* [Raw records]
════

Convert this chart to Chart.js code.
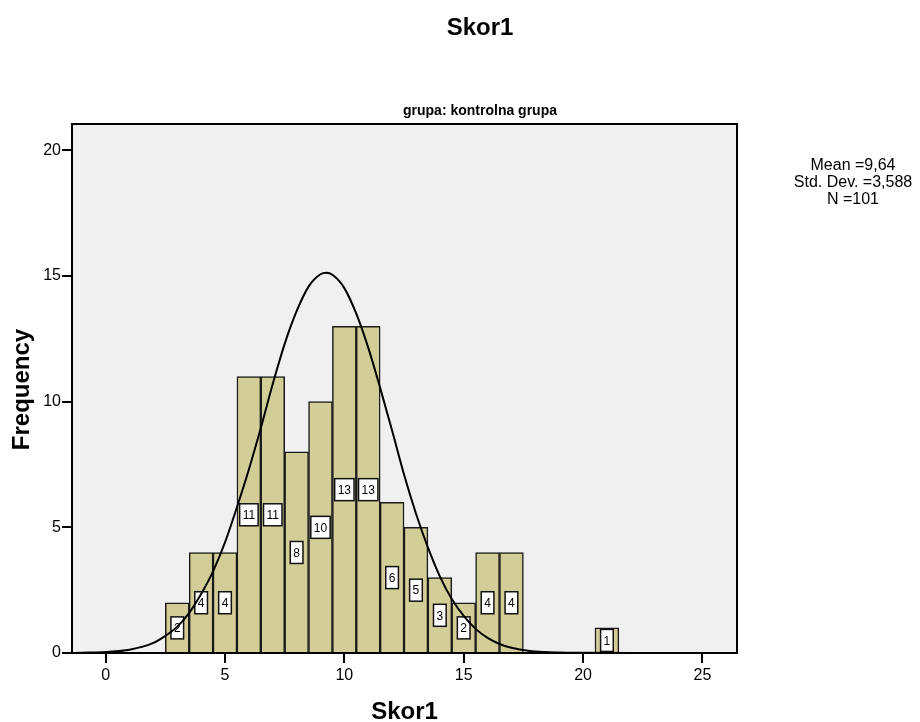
<!DOCTYPE html>
<html lang="en">
<head>
    <meta charset="UTF-8">
    <title>Skor1</title>
    <script src="https://cdn.jsdelivr.net/npm/chart.js"></script>
    <style>
        body { margin: 0; background: #fff; }
    </style>
</head>
<body>
    <canvas id="histChart" width="920" height="722"></canvas>
    <script>
        // score bins and how many students landed in each
        const scores = [3, 4, 5, 6, 7, 8, 9, 10, 11, 12, 13, 14, 15, 16, 17, 21];
        const counts = [2, 4, 4, 11, 11, 8, 10, 13, 13, 6, 5, 3, 2, 4, 4, 1];

        // normal curve overlay, read point by point
        const curveX = [-1.4, -1, 0, 1, 2, 2.5, 3, 3.5, 4, 4.5, 5, 5.5, 6, 6.5, 7, 7.5, 8, 8.5, 9, 9.25, 9.5, 10, 10.5, 11, 11.5, 12, 12.5, 13, 13.5, 14, 14.5, 15, 15.5, 16, 16.5, 17, 17.5, 18, 19, 20, 22, 24, 26.4];
        const curveY = [0, 0.01, 0.04, 0.13, 0.4, 0.68, 1.05, 1.6, 2.35, 3.25, 4.4, 5.8, 7.3, 8.95, 10.7, 12.3, 13.6, 14.58, 15.07, 15.13, 15.05, 14.52, 13.5, 12.15, 10.55, 8.85, 7.1, 5.55, 4.2, 3.05, 2.15, 1.48, 0.96, 0.6, 0.36, 0.21, 0.12, 0.06, 0.02, 0.01, 0, 0, 0];

        const xTicks = [0, 5, 10, 15, 20, 25];
        const yTicks = [0, 5, 10, 15, 20];
        const statLines = ['Mean =9,64', 'Std. Dev. =3,588', 'N =101'];

        const FONT = '"Liberation Sans", Arial, sans-serif';

        const frame = {
            id: 'frame',
            beforeDraw(chart) {
                const { ctx, chartArea: a } = chart;
                ctx.save();
                ctx.fillStyle = '#f0f0f0';
                ctx.fillRect(a.left, a.top, a.right - a.left, a.bottom - a.top);
                ctx.restore();
            },
            afterDatasetDraw(chart, args) {
                // value boxes sit halfway up each bar, under the curve
                if (args.index !== 0) return;
                const { ctx } = chart;
                const y = chart.scales.y;
                ctx.save();
                ctx.font = '12px ' + FONT;
                ctx.textAlign = 'center';
                ctx.textBaseline = 'middle';
                args.meta.data.forEach((bar, i) => {
                    const txt = String(counts[i]);
                    const w = ctx.measureText(txt).width + 6;
                    const h = 22;
                    const cy = y.getPixelForValue(counts[i] / 2);
                    ctx.fillStyle = '#fff';
                    ctx.fillRect(bar.x - w / 2, cy - h / 2, w, h);
                    ctx.strokeStyle = '#111';
                    ctx.lineWidth = 1.5;
                    ctx.strokeRect(bar.x - w / 2, cy - h / 2, w, h);
                    ctx.fillStyle = '#000';
                    ctx.fillText(txt, bar.x, cy + 1);
                });
                ctx.restore();
            },
            afterDraw(chart) {
                const { ctx, chartArea: a } = chart;
                ctx.save();
                ctx.strokeStyle = '#000';
                ctx.lineWidth = 2;
                ctx.strokeRect(a.left, a.top, a.right - a.left, a.bottom - a.top);

                ctx.fillStyle = '#000';
                ctx.textAlign = 'center';
                ctx.textBaseline = 'middle';
                ctx.font = 'bold 24px ' + FONT;
                ctx.fillText('Skor1', 480, 28);
                ctx.fillText('Skor1', (a.left + a.right) / 2, 712);

                ctx.font = 'bold 14px ' + FONT;
                ctx.fillText('grupa: kontrolna grupa', 480, 111);

                ctx.font = '16px ' + FONT;
                statLines.forEach((s, i) => ctx.fillText(s, 853, 166 + i * 17));

                ctx.translate(22, (a.top + a.bottom) / 2 + 1);
                ctx.rotate(-Math.PI / 2);
                ctx.font = 'bold 24px ' + FONT;
                ctx.fillText('Frequency', 0, 0);
                ctx.restore();
            }
        };

        const tickFont = { family: FONT, size: 16 };

        new Chart(document.getElementById('histChart'), {
            data: {
                datasets: [{
                    type: 'bar',
                    data: scores.map((s, i) => ({ x: s, y: counts[i] })),
                    backgroundColor: '#d3ce98',
                    borderColor: '#1a1a1a',
                    borderWidth: 1.5,
                    barPercentage: 1,
                    categoryPercentage: 1,
                    order: 2
                }, {
                    type: 'line',
                    data: curveX.map((x, i) => ({ x: x, y: curveY[i] })),
                    borderColor: '#000',
                    borderWidth: 2,
                    pointRadius: 0,
                    cubicInterpolationMode: 'monotone',
                    fill: false,
                    order: 1
                }]
            },
            options: {
                responsive: false,
                animation: false,
                layout: { padding: { top: 124, right: 183, left: 0, bottom: 0 } },
                plugins: {
                    legend: { display: false },
                    tooltip: { enabled: false }
                },
                scales: {
                    x: {
                        type: 'linear',
                        offset: false,
                        min: -1.41,
                        max: 26.45,
                        afterFit(scale) { scale.height = 69; },
                        afterBuildTicks(scale) { scale.ticks = xTicks.map(v => ({ value: v })); },
                        grid: { offset: false, drawOnChartArea: false, tickLength: 10, color: '#000', lineWidth: 2 },
                        border: { display: false },
                        ticks: { font: tickFont, color: '#000', padding: 3, maxRotation: 0 }
                    },
                    y: {
                        min: 0,
                        max: 21.05,
                        afterFit(scale) { scale.width = 72; },
                        afterBuildTicks(scale) { scale.ticks = yTicks.map(v => ({ value: v })); },
                        grid: { drawOnChartArea: false, tickLength: 10, color: '#000', lineWidth: 2 },
                        border: { display: false },
                        ticks: { font: tickFont, color: '#000', padding: 1 }
                    }
                }
            },
            plugins: [frame]
        });
    </script>
</body>
</html>
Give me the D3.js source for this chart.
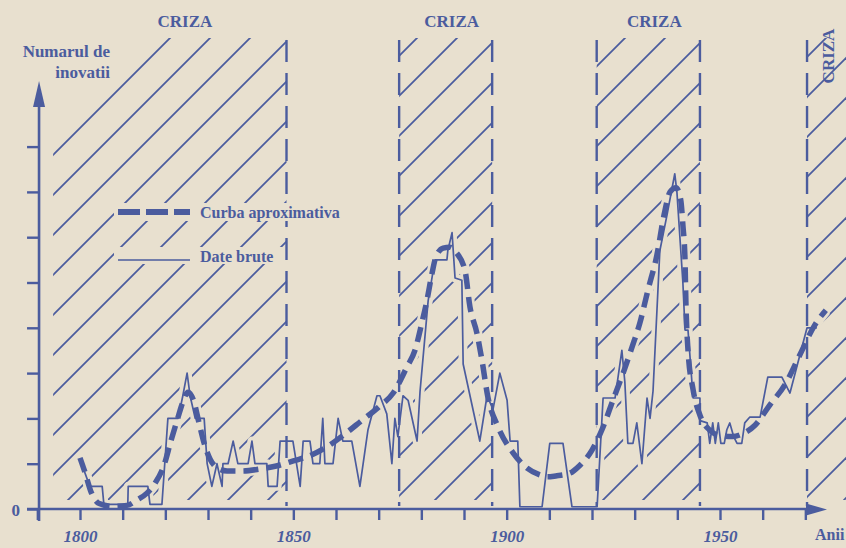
<!DOCTYPE html>
<html><head><meta charset="utf-8">
<script src="https://cdn.jsdelivr.net/npm/d3@7"></script>
<style>html,body{margin:0;padding:0;background:#e8e0cf;} svg{display:block}</style>
</head><body><svg id="c" width="846" height="548"></svg>
<script>
// ---------- data ----------
const rawYears = [1800,1802.3,1805.2,1805.6,1811.2,1811.3,1815.9,1816.4,1819.2,1820.6,1823.0,1824.1,1825.1,1825.8,1827.0,1829.1,1829.8,1830.9,1832.1,1833.3,1833.5,1834.7,1835.9,1837.0,1839.4,1840.3,1841.0,1843.8,1844.1,1846.2,1846.9,1849.9,1851.6,1852.3,1853.9,1854.6,1856.2,1856.9,1857.4,1859.3,1860.5,1861.6,1863.7,1865.6,1867.5,1869.6,1870.3,1871.9,1873.1,1873.8,1874.5,1875.7,1876.9,1879.0,1879.7,1881.6,1883.2,1886.0,1886.2,1887.2,1887.9,1889.5,1889.8,1893.7,1895.4,1896.8,1898.4,1900.1,1900.8,1902.6,1903.1,1908.3,1910.1,1913.2,1915.3,1921.2,1922.6,1925.4,1927.0,1927.7,1928.4,1929.6,1930.5,1931.7,1932.9,1933.6,1934.3,1935.9,1937.6,1939.4,1939.9,1941.3,1941.8,1942.5,1943.7,1945.3,1945.3,1947.0,1947.6,1948.3,1948.9,1949.6,1950.2,1951.0,1951.6,1952.3,1953.2,1954.0,1955.1,1955.8,1957.0,1959.4,1961.2,1964.5,1966.4,1970.4,1972.7];
const rawValues = [1.1,0.5,0.5,0.1,0.1,0.5,0.5,0.1,0.1,2.0,2.0,2.5,3.0,2.5,2.0,2.0,1.0,0.5,1.0,0.5,1.0,1.0,1.5,1.0,1.0,1.5,1.0,1.0,0.5,0.5,1.5,1.5,0.5,1.5,1.5,1.0,1.0,2.0,1.0,1.0,2.0,1.5,1.5,0.5,1.75,2.5,2.5,2.1,1.0,2.0,1.6,2.5,2.4,1.5,2.6,4.6,5.5,5.5,5.7,6.1,5.1,5.05,3.2,1.5,2.5,2.2,3.0,2.4,1.5,1.5,0.05,0.05,1.45,1.45,0.05,0.05,2.45,2.45,3.5,2.8,1.45,1.45,1.9,1.0,2.45,2.0,2.6,5.7,6.5,7.4,7.0,5.0,3.95,3.95,2.45,2.45,1.95,1.9,1.45,1.9,1.45,1.9,1.45,1.45,1.75,1.9,1.6,1.45,1.45,1.9,2.03,2.03,2.91,2.91,2.56,4.0,4.0];

const approxYears = [1800,1801.2,1802.5,1804.5,1807.5,1811,1813.4,1815.7,1817.6,1819.7,1821.3,1822.9,1824.1,1825.3,1826.6,1827.9,1829.1,1830.5,1832.3,1834.5,1838,1842,1846,1850,1854,1858,1862,1866,1870,1873.4,1876.6,1878.5,1880.1,1881.3,1882.5,1883.4,1885.1,1886.7,1888.1,1890.2,1891.4,1893,1894.2,1895.6,1898,1901.5,1904.8,1907.8,1909.5,1911.5,1914.8,1917,1920,1922.6,1924.9,1927.3,1929.4,1931.2,1933.1,1935.2,1936.9,1938.3,1939.7,1940.8,1941.3,1941.8,1942,1942.5,1943.7,1945.3,1947.6,1950,1953,1955,1958.2,1961.7,1965.2,1968.7,1972.2,1974.8];
const approxValues = [1.13,0.8,0.4,0.12,0.06,0.08,0.2,0.35,0.57,0.97,1.5,2.0,2.36,2.58,2.4,1.9,1.45,1.1,0.9,0.84,0.84,0.88,0.95,1.06,1.18,1.38,1.65,1.95,2.25,2.56,3.13,3.5,4.1,4.6,5.2,5.56,5.76,5.78,5.67,5.28,4.46,3.89,3.29,2.47,1.81,1.24,0.9,0.75,0.71,0.73,0.79,0.95,1.3,1.81,2.4,3.0,3.58,4.1,4.83,5.6,6.5,7.0,7.09,6.82,6.27,5.5,4.6,3.5,2.63,2.07,1.74,1.62,1.6,1.65,1.85,2.3,2.74,3.4,4.06,4.39];

const crisisStart = [1793.7, 1874.8, 1921.1, 1970.4];
const crisisEnd   = [1848.4, 1896.6, 1945.3, 1990];
const crisisLabels = ["CRIZA","CRIZA","CRIZA","CRIZA"];
const crisisLabelYears = [1824.6, 1887.1, 1934.6, null];

const xTickYears = [1790,1800,1810,1820,1830,1840,1850,1860,1870,1880,1890,1900,1910,1920,1930,1940,1950,1960,1970];
const xLabelYears = [1800, 1850, 1900, 1950];
const yTickValues = [0,1,2,3,4,5,6,7,8];
const yLabelValues = [0];
const legendLabels = ["Curba aproximativa", "Date brute"];
const yTitle = ["Numarul de", "inovatii"];
const xTitle = "Anii";

// ---------- styling ----------
const BG = "#e8e0cf", INK = "#4b5c9e";
const FONT = "'Liberation Serif','Times New Roman',serif";
const svg = d3.select("#c");
svg.append("rect").attr("width",846).attr("height",548).attr("fill",BG);

const x = d3.scaleLinear().domain([1800,1950]).range([80,720]);
const y = d3.scaleLinear().domain([0,8]).range([509,146.6]);
const hatchTop = 38, hatchBottom = 500;

// ---------- hatched crisis regions ----------
const defs = svg.append("defs");
const phases = [8, 15, 23, 24];
crisisStart.forEach((s,i) => {
  const xa = Math.max(x(s), 0), xb = Math.min(x(crisisEnd[i]), 846);
  const id = "clip"+i;
  defs.append("clipPath").attr("id",id).append("rect")
    .attr("x",xa).attr("y",hatchTop).attr("width",xb-xa).attr("height",hatchBottom-hatchTop);
  const g = svg.append("g").attr("clip-path",`url(#${id})`);
  const kmin = i===0 ? 208 : xa+hatchTop, kmax = xb+hatchBottom;
  let k = Math.ceil((kmin - phases[i])/40)*40 + phases[i];
  for (; k <= kmax; k += 40) {
    g.append("line").attr("x1",xa-5).attr("y1",k-(xa-5)).attr("x2",xb+5).attr("y2",k-(xb+5))
      .attr("stroke",INK).attr("stroke-width",1.8);
  }
});

// ---------- halos around data (gaps in the hatching) ----------
const rawData = rawYears.map((d,i)=>[d, rawValues[i]]);
const apxData = approxYears.map((d,i)=>[d, approxValues[i]]);
const rawLine = d3.line().x(d=>x(d[0])).y(d=>y(d[1]));
const apxLine = d3.line().x(d=>x(d[0])).y(d=>y(d[1])).curve(d3.curveMonotoneX);
svg.append("path").attr("d",rawLine(rawData)).attr("fill","none").attr("stroke",BG).attr("stroke-width",9).attr("stroke-linejoin","round");
svg.append("path").attr("d",apxLine(apxData)).attr("fill","none").attr("stroke",BG).attr("stroke-width",11);

// ---------- crisis boundary dashed lines ----------
const bounds = [crisisEnd[0], crisisStart[1], crisisEnd[1], crisisStart[2], crisisEnd[2], crisisStart[3]];
svg.selectAll(".bnd").data(bounds).join("line").attr("class","bnd")
  .attr("x1",d=>x(d)).attr("x2",d=>x(d)).attr("y1",40).attr("y2",506)
  .attr("stroke",INK).attr("stroke-width",2.4).attr("stroke-dasharray","22,11");

// crisis labels
crisisLabels.forEach((t,i)=>{
  if (crisisLabelYears[i] != null) {
    svg.append("text").attr("x",x(crisisLabelYears[i])).attr("y",27).attr("text-anchor","middle")
      .attr("font-family",FONT).attr("font-weight","bold").attr("font-size",17).attr("fill",INK).text(t);
  } else {
    svg.append("text").attr("transform",`translate(${x(crisisStart[i])+27},56) rotate(-90)`)
      .attr("text-anchor","middle").attr("font-family",FONT).attr("font-weight","bold").attr("font-size",17).attr("fill",INK).text(t);
  }
});

// ---------- data lines ----------
svg.append("path").attr("d",rawLine(rawData)).attr("fill","none").attr("stroke",INK).attr("stroke-width",1.7).attr("stroke-linejoin","round");
svg.append("path").attr("d",apxLine(apxData)).attr("fill","none").attr("stroke",INK).attr("stroke-width",5.5).attr("stroke-dasharray","15,8");

// ---------- axes ----------
const xAxis = d3.axisBottom(x).tickValues(xTickYears).tickSize(11)
  .tickFormat(d => xLabelYears.includes(d) ? String(d) : "");
const gx = svg.append("g").attr("transform","translate(0,509)").call(xAxis);
gx.select(".domain").remove();
gx.selectAll(".tick line").attr("stroke",INK).attr("stroke-width",2.4);
gx.selectAll(".tick text").attr("y",33).attr("dy",0).attr("fill",INK)
  .attr("font-family",FONT).attr("font-weight","bold").attr("font-style","italic").attr("font-size",17);

const yAxis = d3.axisLeft(y).tickValues(yTickValues).tickSize(12).tickPadding(7)
  .tickFormat(d => yLabelValues.includes(d) ? String(d) : "");
const gy = svg.append("g").attr("transform",`translate(${x(1790.4)},0)`).call(yAxis);
gy.select(".domain").remove();
gy.selectAll(".tick line").attr("stroke",INK).attr("stroke-width",2.4);
gy.selectAll(".tick text").attr("dy","0.36em").attr("fill",INK)
  .attr("font-family",FONT).attr("font-weight","bold").attr("font-size",17);

const ax = x(1790.4);
svg.append("line").attr("x1",27).attr("x2",812).attr("y1",509).attr("y2",509).attr("stroke",INK).attr("stroke-width",2.6);
svg.append("path").attr("d","M827,509.5 L806,503.5 L806,515.5 Z").attr("fill",INK);
svg.append("line").attr("x1",ax).attr("x2",ax).attr("y1",521).attr("y2",100).attr("stroke",INK).attr("stroke-width",2.6);
svg.append("path").attr("d",`M${ax},81 L${ax-6},107 L${ax+6},107 Z`).attr("fill",INK);

svg.append("text").attr("x",815).attr("y",540).attr("font-family",FONT).attr("font-weight","bold")
  .attr("font-size",16).attr("fill",INK).text(xTitle);
yTitle.forEach((t,i)=>{
  svg.append("text").attr("x",110).attr("y",57+i*21).attr("text-anchor","end")
    .attr("font-family",FONT).attr("font-weight","bold").attr("font-size",17).attr("fill",INK).text(t);
});

// ---------- legend ----------
const lg = svg.append("g");
const rows = [{y:212, dash:"22,6", w:6}, {y:260, dash:null, w:1.7}];
rows.forEach((r,i)=>{
  lg.append("rect").attr("x",114).attr("y",r.y-(i===0?9:13)).attr("width",88+legendLabels[i].length*8.2).attr("height",i===0?18:17).attr("fill",BG);
  const l = lg.append("line").attr("x1",118).attr("x2",190).attr("y1",r.y).attr("y2",r.y)
    .attr("stroke",INK).attr("stroke-width",r.w);
  if (r.dash) l.attr("stroke-dasharray",r.dash);
  lg.append("text").attr("x",200).attr("y",r.y+(i===0?6:2)).attr("font-family",FONT).attr("font-weight","bold")
    .attr("font-size",16).attr("fill",INK).text(legendLabels[i]);
});
</script></body></html>
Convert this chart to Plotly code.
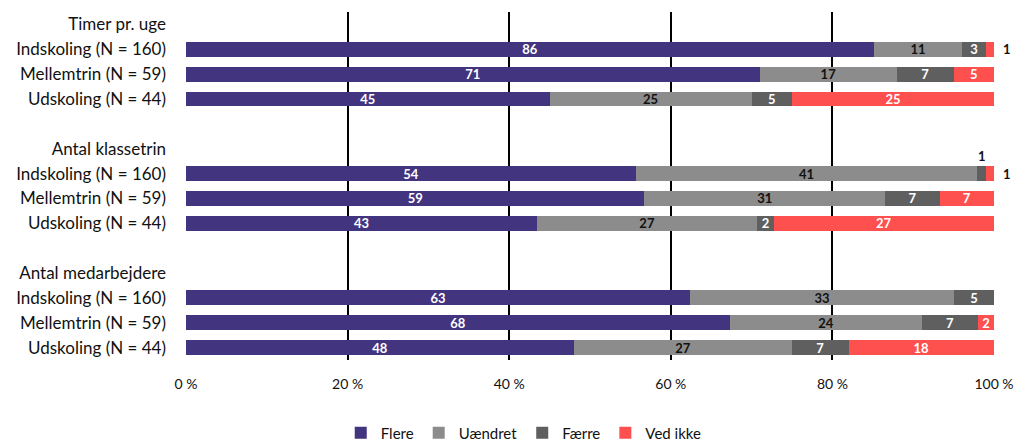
import plotly.graph_objects as go

groups = ["Timer pr. uge", "Antal klassetrin", "Antal medarbejdere"]
levels = ["Indskoling (N = 160)", "Mellemtrin (N = 59)", "Udskoling (N = 44)"]

flere = [86, 71, 45, 54, 59, 43, 63, 68, 48]
uaendret = [11, 17, 25, 41, 31, 27, 33, 24, 27]
faerre = [3, 7, 5, 1, 7, 2, 5, 7, 7]
ved_ikke = [1, 5, 25, 1, 7, 27, 0, 2, 18]

x_ticks = [0, 20, 40, 60, 80, 100]

series_names = ["Flere", "Uændret", "Færre", "Ved ikke"]
series_vals = [flere, uaendret, faerre, ved_ikke]
colors = ["#42347f", "#8c8c8c", "#5f5f5f", "#ff5050"]
text_colors = ["white", "#111111", "white", "white"]

FONT = "Lato"

bar_rows, tickvals, ticktext = [], [], []
for g, name in enumerate(groups):
    base = g * 5
    tickvals.append(base)
    ticktext.append(name)
    for i, lv in enumerate(levels):
        bar_rows.append(base + 1 + i)
        tickvals.append(base + 1 + i)
        ticktext.append(lv)

fig = go.Figure()
for name, vals, col, tcol in zip(series_names, series_vals, colors, text_colors):
    labels = [str(v) if v > 1 else "" for v in vals]
    fig.add_trace(go.Bar(
        y=bar_rows, x=vals, name=name, orientation="h",
        marker=dict(color=col, line=dict(width=0)),
        text=labels, textposition="inside", insidetextanchor="middle",
        textangle=0, textfont=dict(color=tcol, size=13, family=FONT, weight="bold"),
        width=0.6,
    ))

for idx, row in enumerate(bar_rows):
    total = flere[idx] + uaendret[idx] + faerre[idx] + ved_ikke[idx]
    if faerre[idx] == 1:
        xc = (flere[idx] + uaendret[idx] + faerre[idx] / 2) / total * 100
        fig.add_annotation(x=xc, y=row - 0.72, text="1", showarrow=False,
                           xref="x", yref="y",
                           font=dict(size=13, color="#111111", family=FONT, weight="bold"))
    if ved_ikke[idx] == 1:
        fig.add_annotation(x=1, y=row, text="1", showarrow=False, xanchor="left",
                           xshift=7, xref="paper", yref="y",
                           font=dict(size=13, color="#111111", family=FONT, weight="bold"))

fig.update_layout(
    barmode="stack", barnorm="percent",
    width=1019, height=441,
    margin=dict(l=186, r=25, t=12, b=81, autoexpand=False),
    plot_bgcolor="white", paper_bgcolor="white",
    font=dict(family=FONT, color="#111111"),
    uniformtext=dict(minsize=13, mode="show"),
    xaxis=dict(range=[0, 100], tickmode="array", tickvals=x_ticks,
               ticktext=[f"{v} %" for v in x_ticks], automargin=False,
               showgrid=True, gridcolor="black", gridwidth=2, zeroline=False,
               showline=False, tickfont=dict(size=14, family=FONT), ticks="",
               ticklabelstandoff=14),
    yaxis=dict(range=[13.5, -0.5], tickmode="array", tickvals=tickvals, ticktext=ticktext,
               automargin=False, showgrid=False, zeroline=False, showline=False,
               tickfont=dict(size=17, family=FONT), ticks="", ticklabelstandoff=19),
    legend=dict(orientation="h", x=0.418, y=-0.21, xanchor="center", yanchor="middle",
                font=dict(size=15, family=FONT), traceorder="normal"),
    showlegend=True,
)

fig.write_html("out.html", config={"displayModeBar": False},
               post_script="document.body.style.margin='0px';")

════

* [Task objective] Look above for the line containing "Convert this chart to Plotly code.", then write out every line from there down to the line containing "x_ticks = [0, 20, 40, 60, 80, 100]", that line included, with no pictures.

* [The result]
Convert this chart to Plotly code.
import plotly.graph_objects as go

groups = ["Timer pr. uge", "Antal klassetrin", "Antal medarbejdere"]
levels = ["Indskoling (N = 160)", "Mellemtrin (N = 59)", "Udskoling (N = 44)"]

flere = [86, 71, 45, 54, 59, 43, 63, 68, 48]
uaendret = [11, 17, 25, 41, 31, 27, 33, 24, 27]
faerre = [3, 7, 5, 1, 7, 2, 5, 7, 7]
ved_ikke = [1, 5, 25, 1, 7, 27, 0, 2, 18]

x_ticks = [0, 20, 40, 60, 80, 100]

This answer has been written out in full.